见他如此关心自己的安危,宁愿不惜暂时放弃山西也要确保自己安全,马奎心热拍着胸脯保证道:“司令放心,马奎知道分寸。”
马奎为人比较心细,又是和杨秋当年一起走出来的最老军官,又是重庆守备区司令,虽然作战上欠缺不足但代表他去见阎锡山却分量十足,所以张孝准也说了句:“阎锡山应该不会为难马司令,如果他拒绝的话,我倒是觉得可以让骑兵团摆出南下晋城的架势,这样就由不得他做主了!”
“好办法!”马奎一拍大腿:“晋城紧挨着河南。距离洛阳也不远,我们只要稍稍透露出进驻那里的意思,势必会引起北洋的恐慌,袁世凯也肯定要走直隶彻底拿下太原,阎锡山怎么也不会看着自己的地盘被北洋彻底吞掉!”

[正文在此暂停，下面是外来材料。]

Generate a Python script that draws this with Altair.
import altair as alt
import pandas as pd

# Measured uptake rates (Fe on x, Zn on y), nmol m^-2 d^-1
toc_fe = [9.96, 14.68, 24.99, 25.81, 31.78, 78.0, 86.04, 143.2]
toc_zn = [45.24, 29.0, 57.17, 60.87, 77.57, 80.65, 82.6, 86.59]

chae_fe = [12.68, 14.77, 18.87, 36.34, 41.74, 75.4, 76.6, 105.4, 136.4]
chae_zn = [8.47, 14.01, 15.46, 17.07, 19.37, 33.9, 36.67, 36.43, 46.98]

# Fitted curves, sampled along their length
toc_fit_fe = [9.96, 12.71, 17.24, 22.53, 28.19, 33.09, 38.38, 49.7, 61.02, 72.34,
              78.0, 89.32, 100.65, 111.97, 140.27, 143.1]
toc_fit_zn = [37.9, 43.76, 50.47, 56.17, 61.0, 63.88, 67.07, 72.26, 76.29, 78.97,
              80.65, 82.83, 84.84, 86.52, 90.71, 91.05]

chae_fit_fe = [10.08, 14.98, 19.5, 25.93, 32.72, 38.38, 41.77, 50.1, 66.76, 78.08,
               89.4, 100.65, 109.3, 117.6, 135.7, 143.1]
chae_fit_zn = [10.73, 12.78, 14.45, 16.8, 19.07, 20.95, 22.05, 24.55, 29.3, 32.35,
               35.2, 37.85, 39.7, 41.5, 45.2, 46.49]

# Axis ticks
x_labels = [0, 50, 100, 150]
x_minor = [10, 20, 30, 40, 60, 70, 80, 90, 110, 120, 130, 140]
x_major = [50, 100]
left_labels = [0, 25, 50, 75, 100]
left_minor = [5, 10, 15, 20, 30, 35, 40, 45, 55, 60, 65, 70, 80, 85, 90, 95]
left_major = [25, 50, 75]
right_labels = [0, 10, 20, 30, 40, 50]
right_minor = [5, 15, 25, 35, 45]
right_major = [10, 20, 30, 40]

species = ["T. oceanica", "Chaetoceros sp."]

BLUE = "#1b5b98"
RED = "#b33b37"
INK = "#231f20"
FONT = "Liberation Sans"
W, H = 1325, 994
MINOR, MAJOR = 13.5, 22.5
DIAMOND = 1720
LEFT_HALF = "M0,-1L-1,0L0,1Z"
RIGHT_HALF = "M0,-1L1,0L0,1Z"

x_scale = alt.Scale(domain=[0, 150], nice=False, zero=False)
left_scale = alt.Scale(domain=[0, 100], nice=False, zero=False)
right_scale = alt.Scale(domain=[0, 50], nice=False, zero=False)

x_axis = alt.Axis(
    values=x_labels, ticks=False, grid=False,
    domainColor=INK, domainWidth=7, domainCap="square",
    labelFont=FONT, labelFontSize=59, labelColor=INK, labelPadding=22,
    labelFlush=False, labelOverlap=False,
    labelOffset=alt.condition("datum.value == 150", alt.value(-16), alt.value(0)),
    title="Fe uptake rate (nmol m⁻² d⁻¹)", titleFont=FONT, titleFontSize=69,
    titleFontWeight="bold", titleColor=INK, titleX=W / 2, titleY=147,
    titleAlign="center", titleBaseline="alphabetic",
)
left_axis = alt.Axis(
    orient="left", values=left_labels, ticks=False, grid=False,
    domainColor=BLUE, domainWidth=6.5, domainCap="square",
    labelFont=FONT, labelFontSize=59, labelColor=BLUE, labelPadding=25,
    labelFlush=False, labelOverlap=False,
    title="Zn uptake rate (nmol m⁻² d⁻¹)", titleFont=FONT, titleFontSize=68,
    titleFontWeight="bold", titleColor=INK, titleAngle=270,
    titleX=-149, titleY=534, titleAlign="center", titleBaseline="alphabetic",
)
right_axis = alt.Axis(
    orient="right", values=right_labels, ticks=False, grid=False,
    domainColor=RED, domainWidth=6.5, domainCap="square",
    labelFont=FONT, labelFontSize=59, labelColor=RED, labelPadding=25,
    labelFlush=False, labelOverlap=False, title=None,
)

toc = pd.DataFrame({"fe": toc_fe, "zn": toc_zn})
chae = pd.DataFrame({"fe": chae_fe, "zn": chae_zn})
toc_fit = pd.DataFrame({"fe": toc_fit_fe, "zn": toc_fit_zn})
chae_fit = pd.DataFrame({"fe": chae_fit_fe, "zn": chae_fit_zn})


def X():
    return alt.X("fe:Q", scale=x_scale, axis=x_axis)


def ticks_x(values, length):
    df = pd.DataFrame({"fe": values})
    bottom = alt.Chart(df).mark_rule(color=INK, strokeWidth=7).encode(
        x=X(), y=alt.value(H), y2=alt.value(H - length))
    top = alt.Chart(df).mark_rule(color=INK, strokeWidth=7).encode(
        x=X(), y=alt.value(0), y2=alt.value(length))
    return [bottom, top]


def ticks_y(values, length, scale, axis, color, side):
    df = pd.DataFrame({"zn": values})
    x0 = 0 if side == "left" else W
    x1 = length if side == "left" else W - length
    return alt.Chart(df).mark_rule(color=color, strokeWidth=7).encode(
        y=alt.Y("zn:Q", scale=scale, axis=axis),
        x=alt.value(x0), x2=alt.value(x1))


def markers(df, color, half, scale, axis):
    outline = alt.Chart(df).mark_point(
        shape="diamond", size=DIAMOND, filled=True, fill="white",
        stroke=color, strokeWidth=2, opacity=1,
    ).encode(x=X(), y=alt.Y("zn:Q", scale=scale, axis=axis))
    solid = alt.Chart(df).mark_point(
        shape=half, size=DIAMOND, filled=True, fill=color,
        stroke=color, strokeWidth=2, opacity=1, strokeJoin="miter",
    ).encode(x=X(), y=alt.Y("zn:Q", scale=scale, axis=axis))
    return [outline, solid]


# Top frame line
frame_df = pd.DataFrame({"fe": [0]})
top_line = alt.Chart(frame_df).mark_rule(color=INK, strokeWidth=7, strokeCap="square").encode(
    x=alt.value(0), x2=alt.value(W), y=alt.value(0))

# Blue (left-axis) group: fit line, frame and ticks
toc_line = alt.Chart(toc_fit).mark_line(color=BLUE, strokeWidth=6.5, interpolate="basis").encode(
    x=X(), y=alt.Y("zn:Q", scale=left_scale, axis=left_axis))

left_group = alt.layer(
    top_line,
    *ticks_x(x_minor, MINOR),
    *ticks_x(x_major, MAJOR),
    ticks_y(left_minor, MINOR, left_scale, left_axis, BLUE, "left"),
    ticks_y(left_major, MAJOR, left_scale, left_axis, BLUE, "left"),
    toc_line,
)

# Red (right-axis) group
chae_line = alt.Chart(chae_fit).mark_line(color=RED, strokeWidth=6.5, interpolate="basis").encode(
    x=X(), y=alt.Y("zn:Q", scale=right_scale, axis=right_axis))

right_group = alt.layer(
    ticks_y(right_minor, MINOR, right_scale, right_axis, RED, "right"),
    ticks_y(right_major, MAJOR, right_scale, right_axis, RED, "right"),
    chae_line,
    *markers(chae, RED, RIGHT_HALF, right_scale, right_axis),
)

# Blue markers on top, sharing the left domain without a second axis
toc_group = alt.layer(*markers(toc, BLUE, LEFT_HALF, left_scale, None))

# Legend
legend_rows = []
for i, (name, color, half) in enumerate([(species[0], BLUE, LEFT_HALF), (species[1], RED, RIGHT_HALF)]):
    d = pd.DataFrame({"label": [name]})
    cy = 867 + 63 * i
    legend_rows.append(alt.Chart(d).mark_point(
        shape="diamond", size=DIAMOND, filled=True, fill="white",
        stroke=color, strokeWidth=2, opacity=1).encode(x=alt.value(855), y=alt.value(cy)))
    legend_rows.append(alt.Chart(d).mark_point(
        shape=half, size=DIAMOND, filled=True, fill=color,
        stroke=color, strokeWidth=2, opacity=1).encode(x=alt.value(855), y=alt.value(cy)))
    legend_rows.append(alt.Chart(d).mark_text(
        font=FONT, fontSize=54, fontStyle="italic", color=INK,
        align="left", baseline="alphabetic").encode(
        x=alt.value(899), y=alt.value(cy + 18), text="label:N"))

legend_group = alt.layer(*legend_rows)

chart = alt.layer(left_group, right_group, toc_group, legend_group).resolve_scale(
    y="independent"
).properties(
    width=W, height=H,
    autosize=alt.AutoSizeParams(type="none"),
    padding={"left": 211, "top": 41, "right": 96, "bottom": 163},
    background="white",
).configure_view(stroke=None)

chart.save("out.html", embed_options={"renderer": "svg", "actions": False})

“那就这样办吧。”杨秋转身看了眼渐黑的天空,刚要再叮嘱几句时,门外忽然响起了急促的脚步声。
慕容翰几乎是撞进了办公室,喘粗气的模样让大家全都心底一沉,出什么事情了?还没等询问,他已经大喊了起来:“大人,不好了!遁初先生一行在火车站遭遇了刺杀!人被送入了圣玛丽医院生死不明!”
听闻这个消息,杨秋几乎是下意识地去看墙上的日历,今天不是三月二十。